If approved, the deal, valued at nearly $23 billion including $5 billion in debt, will give the consortium control over 43 ports in 23 countries, including the ports of Balboa and Cristobal, located at either end of the canal. The transaction does not include ports in Hong Kong or mainland China. CK Hutchison said the transaction was purely commercial in nature.

The deal pleased Trump but angered Beijing.

One of the Beijing-backed newspaper commentaries described the deal as a betrayal of all Chinese and said the company should think about which side to take. The other said great entrepreneurs are patriots, suggesting that businesspeople who “dance with” predatory American politicians would be doomed to infamy.

Comments on popular posts about the deal on Chinese social media platform Weibo tend to be more critical than favorable toward Li.

Chief Executive John Lee avoided direct criticism of the deal or Trump, but told reporters on Tuesday his government opposes bullying tactics in international economic and trade relations, reiterating Beijing’s stance.

Some unconfirmed reports have suggested Chinese leaders were angry not to have been consulted in advance about the deal.

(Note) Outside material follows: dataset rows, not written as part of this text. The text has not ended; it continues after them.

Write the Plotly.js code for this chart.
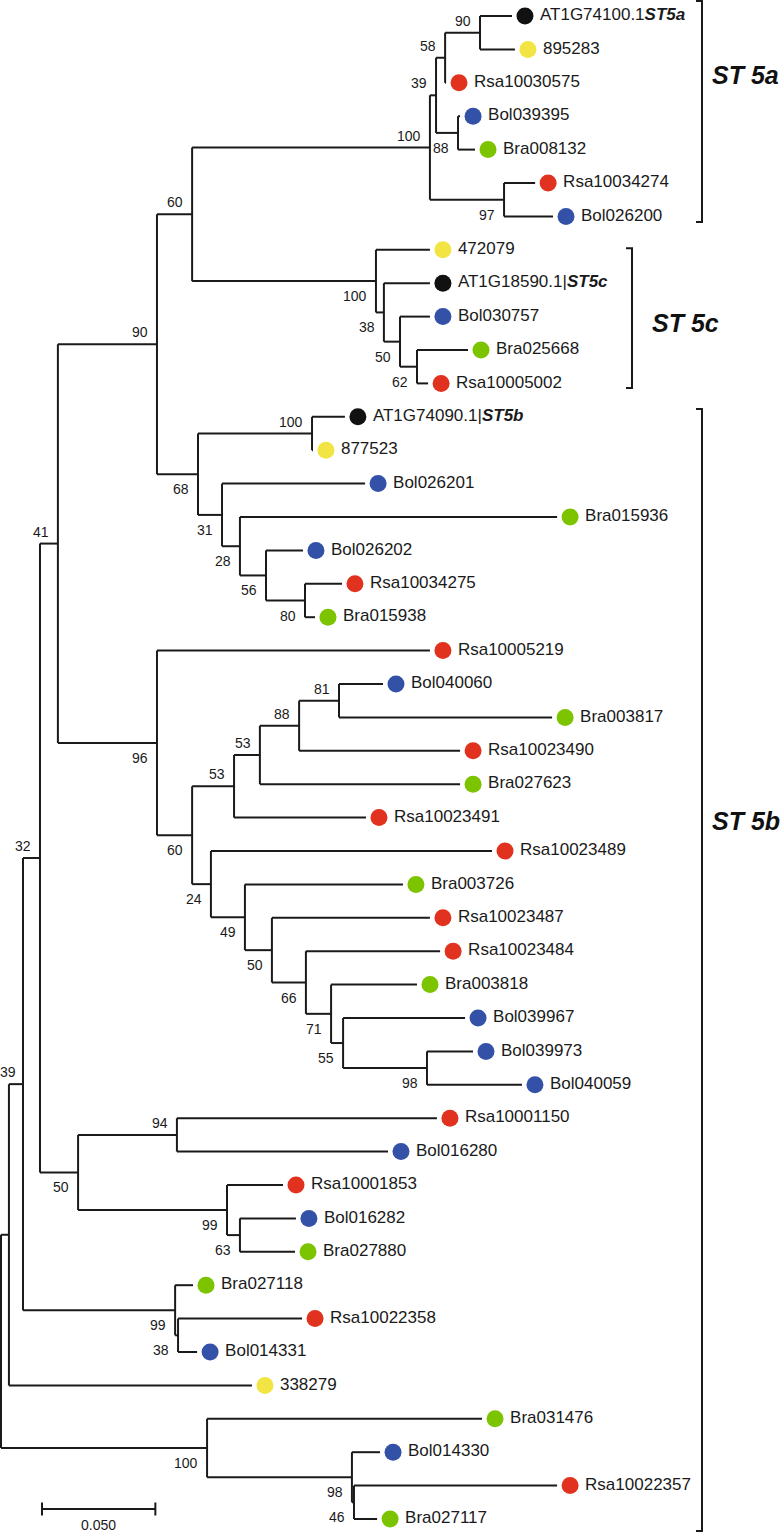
<!DOCTYPE html>
<html><head><meta charset="utf-8">
<script src="https://cdn.plot.ly/plotly-3.0.1.min.js"></script>
<style>html,body{margin:0;padding:0;background:#fff}#chart{width:782px;height:1533px}</style>
</head><body><div id="chart"></div>
<script>
// ---------------- DATA ----------------
const leafNames = ["AT1G74100.1","895283","Rsa10030575","Bol039395","Bra008132","Rsa10034274","Bol026200",
  "472079","AT1G18590.1|","Bol030757","Bra025668","Rsa10005002",
  "AT1G74090.1|","877523","Bol026201","Bra015936","Bol026202","Rsa10034275","Bra015938",
  "Rsa10005219","Bol040060","Bra003817","Rsa10023490","Bra027623","Rsa10023491","Rsa10023489",
  "Bra003726","Rsa10023487","Rsa10023484","Bra003818","Bol039967","Bol039973","Bol040059",
  "Rsa10001150","Bol016280","Rsa10001853","Bol016282","Bra027880",
  "Bra027118","Rsa10022358","Bol014331","338279","Bra031476","Bol014330","Rsa10022357","Bra027117"];
const leafTags = ["ST5a","","","","","","","","ST5c","","","","ST5b","","","","","","","","","","","","","",
  "","","","","","","","","","","","","","","","","","","",""];
const leafGroups = ["At","Al","Rs","Bo","Br","Rs","Bo","Al","At","Bo","Br","Rs","At","Al","Bo","Br","Bo","Rs","Br",
  "Rs","Bo","Br","Rs","Br","Rs","Rs","Br","Rs","Rs","Br","Bo","Bo","Bo","Rs","Bo","Rs","Bo","Br",
  "Br","Rs","Bo","Al","Br","Bo","Rs","Br"];
const leafDepths = [0.2254,0.2267,0.1963,0.2025,0.2091,0.2356,0.2435,
  0.1892,0.1892,0.1892,0.2060,0.1884,
  0.1517,0.1376,0.1606,0.2453,0.1332,0.1504,0.1385,
  0.1892,0.1685,0.2431,0.2025,0.2025,0.1610,0.2166,
  0.1773,0.1892,0.1937,0.1835,0.2047,0.2082,0.2298,
  0.1923,0.1707,0.1244,0.1301,0.1297,
  0.0847,0.1328,0.0865,0.1107,0.2122,0.1672,0.2453,0.1659];
const leafParents = [10,10,9,11,11,12,12,13,14,15,16,16,18,18,19,20,21,22,22,
  23,28,28,27,26,25,29,30,31,32,33,34,35,35,37,37,38,39,39,40,41,41,1,42,43,44,44];
const nodeParents = [-1,0,1,2,3,4,5,6,7,8,9,8,7,6,13,14,15,5,17,17,19,20,21,
  4,23,24,25,26,27,24,29,30,31,32,33,34,3,36,36,38,2,40,0,42,43];
const nodeDepths = [0,0.0035,0.0097,0.0172,0.0251,0.0688,0.0843,0.1892,0.1919,0.1959,0.2113,0.2016,0.2219,
  0.1654,0.1689,0.1760,0.1835,0.0869,0.1372,0.0975,0.1054,0.1169,0.1341,
  0.0688,0.0843,0.1028,0.1142,0.1315,0.1491,0.0926,0.1076,0.1195,0.1345,0.1456,0.1509,0.1879,
  0.0340,0.0776,0.0997,0.1054,0.0768,0.0781,0.0909,0.1548,0.1557];
const nodeSupport = ["","","39","32","41","90","60","100","39","58","90","88","97",
  "100","38","50","62","68","100","31","28","56","80",
  "96","60","53","53","88","81","24","49","50","66","71","55","98",
  "50","94","99","63","99","38","100","98","46"];
const cladeNames = ["ST 5a","ST 5c","ST 5b"];
const cladeFirstLeaf = [0,7,12];
const cladeLastLeaf = [6,11,45];
const scaleBarLength = 0.05;
const scaleBarLabel = "0.050";

// ---------------- STYLE ----------------
const W = 782, H = 1533;
const PX = 2267;                 // pixels per unit of distance
const ROW = 33.4, ROW0 = 16;     // pixels per leaf row, first row offset
const groupColors = {At:"#111111", Al:"#f2e443", Rs:"#e0321e", Bo:"#3451a8", Br:"#7cc300"};
const ink = "#1a1a1a";
const FONT = "Liberation Sans, Arial, sans-serif";
const px2x = p => (p - 1) / PX;
const x2px = x => x * PX + 1;

// ---------------- TREE LAYOUT ----------------
const nNodes = nodeParents.length;
const kids = Array.from({length: nNodes}, () => []);
leafParents.forEach((p, i) => kids[p].push({leaf: true, i}));
nodeParents.forEach((p, i) => { if (p >= 0) kids[p].push({leaf: false, i}); });
const nodeY = new Array(nNodes);
function yOf(c) { return c.leaf ? c.i : getNodeY(c.i); }
function getNodeY(i) {
  if (nodeY[i] !== undefined) return nodeY[i];
  const ys = kids[i].map(yOf);
  nodeY[i] = (Math.min(...ys) + Math.max(...ys)) / 2;
  return nodeY[i];
}
for (let i = 0; i < nNodes; i++) getNodeY(i);

const lx = [], ly = [];
function seg(x0, y0, x1, y1) { lx.push(x0, x1, null); ly.push(y0, y1, null); }
for (let i = 0; i < nNodes; i++) {
  const p = nodeParents[i];
  if (p >= 0) seg(nodeDepths[p], nodeY[i], nodeDepths[i], nodeY[i]);
  const ys = kids[i].map(yOf);
  seg(nodeDepths[i], Math.min(...ys), nodeDepths[i], Math.max(...ys));
}
leafNames.forEach((n, i) => seg(nodeDepths[leafParents[i]], i, leafDepths[i], i));

// scale bar
const sbX0 = px2x(42), sbY = (1509 - ROW0) / ROW, tk = 6.5 / ROW;
seg(sbX0, sbY, sbX0 + scaleBarLength, sbY);
seg(sbX0, sbY - tk, sbX0, sbY + tk);
seg(sbX0 + scaleBarLength, sbY - tk, sbX0 + scaleBarLength, sbY + tk);

// clade brackets
const bracketPx = [702, 632, 702];
const padTop = [-0.45, -0.05, -0.23], padBot = [0.17, 0.14, 0.36];
const labelRow = [1.77, 9.2, 24.1];
const labelPx = [710, 650, 710];
const bx = [], by = [];
cladeNames.forEach((c, k) => {
  const x = px2x(bracketPx[k]), x0 = px2x(bracketPx[k] - 6);
  const t = cladeFirstLeaf[k] + padTop[k], b = cladeLastLeaf[k] + padBot[k];
  bx.push(x0, x, x, x0, null); by.push(t, t, b, b, null);
});

const markerGap = 13 / PX, textGap = 28 / PX;

const traces = [
  {type: "scatter", mode: "lines", x: lx, y: ly, line: {color: ink, width: 2}, hoverinfo: "skip"},
  {type: "scatter", mode: "lines", x: bx, y: by, line: {color: ink, width: 2}, hoverinfo: "skip"},
  {type: "scatter", mode: "markers", x: leafDepths.map(d => d + markerGap), y: leafNames.map((n, i) => i),
   marker: {size: 17, color: leafGroups.map(g => groupColors[g]), line: {width: 0}}, hoverinfo: "skip"},
  {type: "scatter", mode: "text", x: leafDepths.map(d => d + textGap), y: leafNames.map((n, i) => i),
   text: leafNames.map((n, i) => n + (leafTags[i] ? "<b><i>" + leafTags[i] + "</i></b>" : "")),
   textposition: "middle right", textfont: {family: FONT, size: 17, color: ink}, hoverinfo: "skip"}
];

const annotations = [];
for (let i = 0; i < nNodes; i++) {
  if (!nodeSupport[i]) continue;
  const above = nodeY[i] < nodeY[nodeParents[i]];
  const w = nodeSupport[i].length * 7.8 + 2;
  const left = x2px(nodeDepths[i]) - 7 - w;
  const xs = left < 0 ? -7 - left : -7;
  annotations.push({x: nodeDepths[i], y: nodeY[i], text: nodeSupport[i], showarrow: false,
    xanchor: "right", yanchor: "middle", xshift: xs, yshift: above ? 12 : -15,
    font: {family: FONT, size: 14, color: ink}});
}
cladeNames.forEach((c, k) => annotations.push({x: px2x(labelPx[k]), y: labelRow[k], text: "<b><i>" + c + "</i></b>",
  showarrow: false, xanchor: "left", yanchor: "middle", font: {family: FONT, size: 25, color: "#111"}}));
annotations.push({x: sbX0 + scaleBarLength / 2, y: sbY, text: scaleBarLabel, showarrow: false,
  xanchor: "center", yanchor: "middle", yshift: -16, font: {family: FONT, size: 14, color: ink}});

const layout = {
  width: W, height: H, margin: {l: 0, r: 0, t: 0, b: 0, pad: 0},
  paper_bgcolor: "#fff", plot_bgcolor: "#fff", showlegend: false, hovermode: false,
  xaxis: {range: [px2x(0), px2x(W)], visible: false, fixedrange: true},
  yaxis: {range: [(H - ROW0) / ROW, -ROW0 / ROW], visible: false, fixedrange: true},
  annotations
};
Plotly.newPlot("chart", traces, layout, {staticPlot: true, displayModeBar: false});
</script></body></html>
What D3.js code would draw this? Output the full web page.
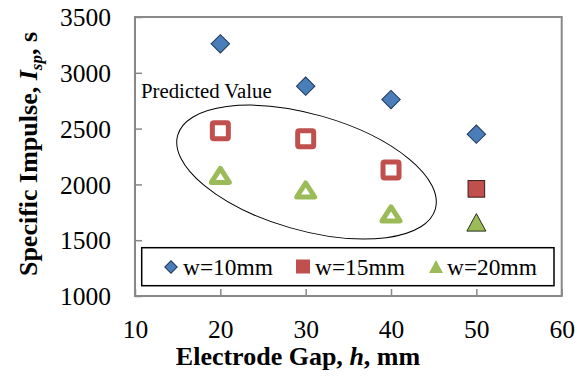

George Chen, managing director for Hong Kong at The Asia Group, a Washington-headquartered business and policy consulting firm, said Beijing may have been disappointed because it had almost no time to devise a response in advance.

Ports are valuable strategic assets and transactions involving them are always sensitive, said Wilson Chan, co-founder of the Pagoda Institute, a think tank focusing on public policy and the global political economy.

It is unclear whether pressure from Beijing will affect the deal, which has to be approved by Panama’s government. China’s Foreign Ministry deflected a question about whether authorities are investigating the deal, saying reporters should ask other authorities.